The company's stock price was trading last week for a buck and some change after company officials warned the company might not be able to survive, shedding about 40 percent of its value or so compared with before the news hit. Shares were around $4 at the first of the year and around $20 a year ago.
In late 2013, almost a decade ago, shares traded at one point over $95. And sales that same year were $2.67 billion, double the $1.3 billion that the company posted in 2022.
Make no mistake, Tupperware is in a world of hurt. The signs have been coming for quite some time, it turns out. But this latest round of bad news is the one that's truly caught the public's attention.
"This has come to a head now, but a lot of this isn't a new thing," Saunders said.
Linda Bolton Weiser, up until recently, followed Tupperware as a stock analyst for D.A. Davidson & Co. She recently dropped coverage because of the company's low stock price but did provide some perspective on the company's situation.
Weiser, who had covered Tupperware on two different occasions during her career, said years of underinvesting in the company is causing the current problems. The company has not spent enough money on technology, a point that both a former chief financial officer and the current CFO have mentioned, she said.
Another issue is that Tupperware, which has long relied on at-home sales parties, also decided to start selling through retail at Target stores.

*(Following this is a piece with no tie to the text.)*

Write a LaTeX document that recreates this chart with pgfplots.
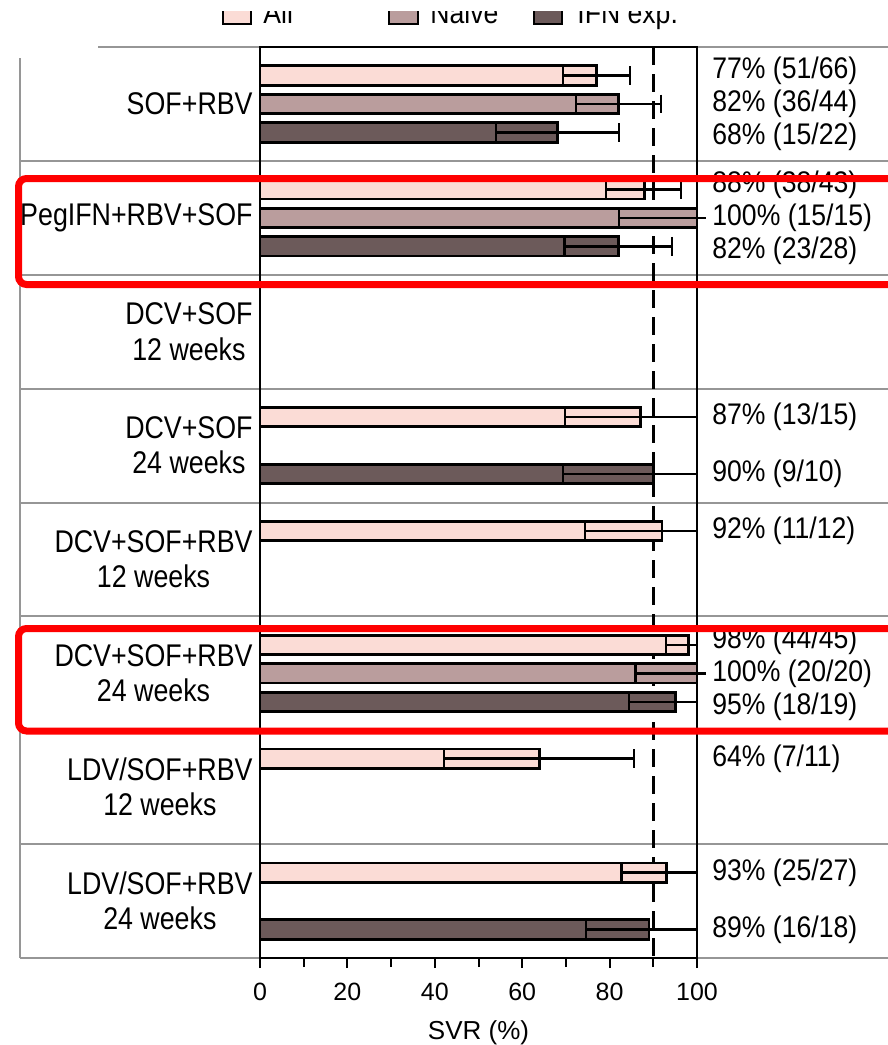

"The current CEO is embarking on more of an omni-channel approach. So that has required some investment. To go into the regular retail channel, Target and other stores, that requires a lot of investment to be able to have a supply chain that can support selling to Target," she said.
Tupperware now finds itself in danger of being delisted from the New York Stock Exchange because it has not filed its annual report for 2022. And the company is saying the market should not rely on certain past fiscal reporting.
Tupperware's demise actually goes back several years, but the company had been able to manage because of a relatively strong position in the past, Saunders said.